12.3.4 Comparing pie charts and bar charts

Consider the pie chart (using data in Andersen (1977)) in the top panel of Fig. 12.11.

The pie chart displays the number of lung cancer deaths in Fredericia between 1968 and 1971 inclusive, for various age groups (qualitative).

A pie chart is appropriate: only one variable is recorded on each individual (the age of each individual person), and the counts are parts of a whole. However, notice that determining which age groups have the most lung cancer deaths is hard.

The equivalent bar chart (lower panel) makes the comparison easy: clearly the age groups ‘65 to 69’ and ‘Over 74’ have slightly fewer deaths than the other age groups.

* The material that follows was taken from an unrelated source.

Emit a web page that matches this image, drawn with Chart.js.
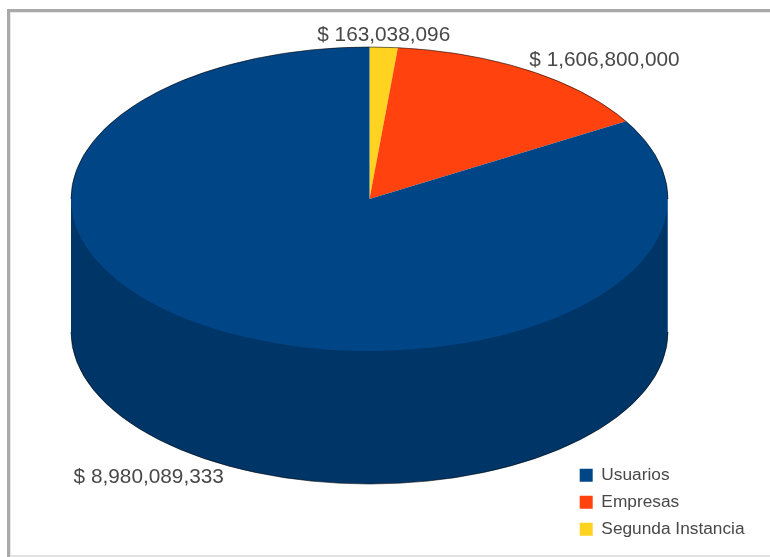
<!DOCTYPE html>
<html>
<head>
<meta charset="utf-8">
<style>
  html, body { margin: 0; padding: 0; background: #fff; }
  canvas { display: block; }
</style>
<script src="https://cdn.jsdelivr.net/npm/chart.js@4"></script>
</head>
<body>
<div style="width:770px;height:557px"><canvas id="pie" width="770" height="557"></canvas></div>
<script>
// Categories are listed clockwise from twelve o'clock; the legend shows them reversed.
const categories = ['Segunda Instancia', 'Empresas', 'Usuarios'];
const amounts = [163038096, 1606800000, 8980089333];
const sliceColors = ['#ffd320', '#ff420e', '#004586'];

const WIDTH_STRETCH = 298.5 / 152;  // turns the round pie into a tilted ellipse
const RIM_DEPTH = 133;              // height of the cylinder wall
const WALL_SHADE = 0.77;
const TEXT_COLOR = '#484848';

function shade(hex, k) {
  const n = parseInt(hex.slice(1), 16);
  const c = [n >> 16, (n >> 8) & 255, n & 255].map(v => Math.round(v * k));
  return `rgb(${c[0]},${c[1]},${c[2]})`;
}

const money = v => '$ ' + v.toLocaleString('en-US');

// Paper frame behind everything
const framePlugin = {
  id: 'frame',
  beforeDraw(chart) {
    const { ctx, width, height } = chart;
    ctx.save();
    ctx.fillStyle = '#ffffff';
    ctx.fillRect(0, 0, width, height);
    ctx.fillStyle = '#e6e6e6';
    ctx.fillRect(10, 12, width - 10, 1);
    ctx.fillRect(10, 12, 1, height - 12);
    ctx.fillStyle = '#e2e2e2';
    ctx.fillRect(10, 555, width - 10, 2);
    ctx.fillStyle = '#a9a9a9';
    ctx.fillRect(7, 9, width - 7, 3);
    ctx.fillRect(7, 9, 3, height - 9);
    ctx.restore();
  }
};

// Extrudes the pie: draws the walls, squashes the slices, then adds the rim and labels
const cylinderPlugin = {
  id: 'cylinder',
  afterLayout(chart) {
    const legend = chart.legend;
    const w = legend.width, h = legend.height;
    legend.left = 570; legend.right = 570 + w;
    legend.top = 457; legend.bottom = 457 + h;
  },
  beforeDatasetsDraw(chart) {
    const { ctx } = chart;
    const arcs = chart.getDatasetMeta(0).data;
    const { x: cx, y: cy, outerRadius: r } = arcs[0];
    const rx = r * WIDTH_STRETCH;

    // Walls only exist on the front half; their upper edge runs under the slices
    arcs.forEach((arc, i) => {
      for (const turn of [-2 * Math.PI, 0, 2 * Math.PI]) {
        const a0 = Math.max(arc.startAngle + turn, 0);
        const a1 = Math.min(arc.endAngle + turn, Math.PI);
        if (a1 <= a0) continue;
        ctx.beginPath();
        ctx.ellipse(cx, cy + RIM_DEPTH, rx, r, 0, a0, a1);
        ctx.lineTo(cx + rx * Math.cos(a1), cy + r * Math.sin(a1));
        ctx.lineTo(cx + rx * Math.cos(a0), cy + r * Math.sin(a0));
        ctx.closePath();
        ctx.fillStyle = shade(sliceColors[i], WALL_SHADE);
        ctx.fill();
      }
    });

    ctx.save();
    ctx.translate(cx, 0);
    ctx.scale(WIDTH_STRETCH, 1);
    ctx.translate(-cx, 0);
  },
  afterDatasetsDraw(chart) {
    const { ctx } = chart;
    ctx.restore();
    const arcs = chart.getDatasetMeta(0).data;
    const { x: cx, y: cy, outerRadius: r } = arcs[0];
    const rx = r * WIDTH_STRETCH;

    ctx.save();
    ctx.lineWidth = 1;

    // Dark edge along the curved parts of the silhouette
    ctx.strokeStyle = 'rgba(0,0,0,0.55)';
    ctx.beginPath();
    ctx.ellipse(cx, cy, rx, r, 0, Math.PI, 2 * Math.PI);
    ctx.stroke();
    ctx.beginPath();
    ctx.ellipse(cx, cy + RIM_DEPTH, rx, r, 0, 0, Math.PI);
    ctx.stroke();

    // Highlight down the right side of the wall
    ctx.strokeStyle = 'rgba(80,130,185,0.7)';
    ctx.beginPath();
    ctx.moveTo(cx + rx - 0.5, cy);
    ctx.lineTo(cx + rx - 0.5, cy + RIM_DEPTH);
    ctx.stroke();

    // Value labels sit just outside the rim at each slice's middle angle
    ctx.font = '20.8px "Liberation Sans", Arial, sans-serif';
    ctx.fillStyle = TEXT_COLOR;
    ctx.textBaseline = 'middle';
    arcs.forEach((arc, i) => {
      const mid = (arc.startAngle + arc.endAngle) / 2;
      const sin = Math.sin(mid), cos = Math.cos(mid);
      const px = cx + rx * cos + (cos < -0.1 ? 2 : 0);
      const py = cy + r * sin;
      ctx.textAlign = Math.abs(cos) < 0.1 ? 'center' : (cos > 0 ? 'left' : 'right');
      const gap = sin > 0 ? RIM_DEPTH + 13 : -(10 + 2 * Math.max(0, (-sin - 0.85) / 0.15));
      ctx.fillText(money(amounts[i]), px, py + gap);
    });
    ctx.restore();
  }
};

new Chart(document.getElementById('pie'), {
  type: 'pie',
  data: {
    labels: categories,
    datasets: [{
      data: amounts,
      backgroundColor: sliceColors,
      borderWidth: 0,
      clip: false
    }]
  },
  options: {
    responsive: false,
    animation: false,
    events: [],
    layout: { padding: { left: 71, right: 102, top: 47, bottom: 206 } },
    plugins: {
      tooltip: { enabled: false },
      title: { display: false },
      legend: {
        position: 'chartArea',
        align: 'start',
        reverse: true,
        labels: {
          boxWidth: 13,
          boxHeight: 13,
          padding: 9.7,
          color: TEXT_COLOR,
          font: { family: '"Liberation Sans", Arial, sans-serif', size: 17.3 }
        }
      }
    }
  },
  plugins: [framePlugin, cylinderPlugin]
});
</script>
</body>
</html>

FIGURE 12.11: Graphs from a study of hospital admission of children with asthma

Recall that the purpose of a graph is to is to display information in the clearest, simplest possible way, to help the reaader understand the message(s) in the data. Adding an artificial third dimension usually makes the message hard to see (Siegrist 1996); see Example 12.11.

Example 12.11 (Comparing graphs) In the NHANES study (Center for Disease Control and Prevention (CDC) 1988--1994), the age of each participant was recorded.

Rank the age groups from largest group to smallest group using each graph in Fig. 12.12, all constructed from the same data.

Which graph makes it easiest to compare the sizes of the categories?

FIGURE 12.12: Four different graphs for the same data

12.3.5 Is a graph needed?

Although graphs are excellent for summarising data, sometimes a graphic is not the best way to display information, especially for qualitative data. Sometimes just writing the information is better (‘69% of diagnoses were less severe’; Fig. 12.10).

Sometimes a table may be better, such as when a small number of levels is present, or if the details are important. Compare different ways of presenting the NHANES age data in Example 12.11: Fig. 12.12 and Table 12.1 display the same data. Which do you think is ‘best,’ and why?

TABLE 12.1: The NHANES age distribution, displayed as a table
Age group	Number	Percentage
0-9	1391	14.4
10-19	1374	14.2
20-29	1356	14
30-39	1338	13.8
40-49	1398	14.5
50-59	1304	13.5
60+	1506	15.6

References

Andersen EB. Multiplicative Poisson models with unequal cell rates. Scandinavian Journal of Statistics. 1977;4:153–8.

Center for Disease Control and Prevention (CDC). National Center for Health Statistics. National Health and Nutrition Examination Survey Data. Hyattsville, MD: U.S. Department of Health; Human Services, Centers for Disease Control; Prevention; 1988--1994.

Chapman CA. Association patterns of spider monkeys: The influence of ecology and sex on social organisation. Behavioral Ecology and Sociobiology. 1990;26:409–14.

Friel SN, Curcio FR, Bright GW. Making sense of graphs: Critical factors influencing comprehension and instructional implications. Journal for Research in Mathematical Education. 2001;124–58.

Ocepek J, Roberts AEK, Vidmar G. Evaluation of treatment in the smart home IRIS in terms of functional independence and occupational performance and satisfaction. Computational and Mathematical Methods in Medicine. 2013;2013:1–0.

Siegrist M. The use or misuse of three-dimensional graphs to represent lower-dimensional data. Behaviour & Information Technology. Taylor & Francis; 1996;15(2):96–100.